# Corydoras and Tahitian Moon Sand?



## Morainy (Apr 21, 2010)

Hi, Aquarium experts!
A few months ago, I set up a tank with Caribsea Tahitian Moon sand. This tank is mainly for sterbai corydoras. I thought they'd like the sand better than the gravel and the Eco-Complete that's in my other tanks.

However, last night I read somewhere online that Tahitian Moon sand is actually ground glass and that it's not safe for corydoras. I was shocked to read this, as there was no warning on the bag. But, I'm not sure if that information is even accurate. Caribsea's website doesn't give any warnings or any information about what the sand is made from.

Does anybody know what Tahitian Moon sand really is? And, are any of you successfully keeping corydoras with this substrate?

Thank you,
Maureen


----------



## raeven (May 12, 2011)

I would actually like to know this as well. I recently bought a bag and I'm waiting to get more so I can put it in my 55g, but now that this whole glass thing has entered my mind, I'm really skeptical.

I've got bichirs, barbs, gouramis, plecos and kribensis in my tank, so it would be good to know if this sand would be okay to use or not.


----------



## CRS Fan (Apr 21, 2010)

It is a silica based sand that is naturally coloured (not dyed). It is fine for cories and other substrate rummaging species.

Best regards,

Stuart


----------



## DBam (Aug 9, 2010)

Isn't it known to be dangerous for stingrays?


----------



## Morainy (Apr 21, 2010)

Hi, DBam

I don't know anything about Tahitian moon sand and stingrays. I've written to Caribsea about corydoras and will let you know what they say.

It seems that at one time, Caribsea recommended against using Tahitian moon sand for soft-bellied fish (according to what people in fish forums said was on the Caribsea website at the time) but they don't have a warning now. Possibly, they've changed the product. It certainly feels very soft to me.


----------



## 2wheelsx2 (Apr 21, 2010)

I wouldn't worry about it. Many people use it on planetcatfish.com

Here's a couple of samples of threads on it: View topic - Does anyone use Tahitian moon sand in their tanks w/cories? • PlanetCatfish.com
View topic - Sand suggestions? • PlanetCatfish.com
View topic - 2007-02-24: Video -> New "Tahitian Moon" substr • PlanetCatfish.com

If people on PC are not worried, neither should you be.

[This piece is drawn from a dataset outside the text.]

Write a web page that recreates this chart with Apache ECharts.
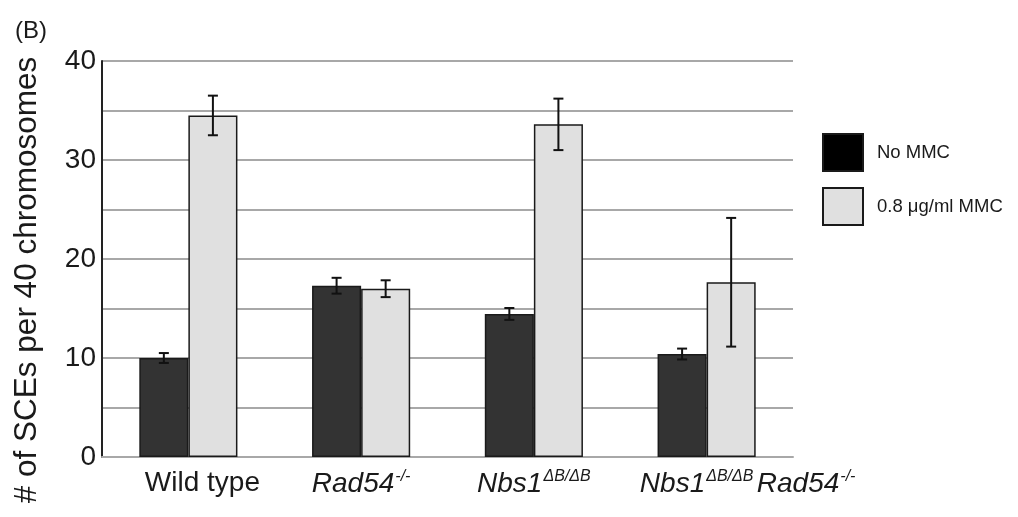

As for the sand being ground glass, that's misleading. All silica based sand can be called "glass" since that's what glass is: SiO2.


----------



## Morainy (Apr 21, 2010)

Thanks, 2wheelsx2 ("Plecoholic")


----------



## Morainy (Apr 21, 2010)

*Corydoras & Tahitian Moon Sand -- heard from Caribsea*

I received this response from Caribsea about Tahitian Moon Sand and corydoras, and thought I'd share it:

"Hi Maureen,

I know that there are thousands of corydoras out there on Tahitian Moon but I do think that there are better choices for that species. If you can move it to another tank you may want to go ahead and move it just to be sure. Thank you for using our products and please do not hesitate to contact us again if you have any questions.

Sincerely,

Rick"


----------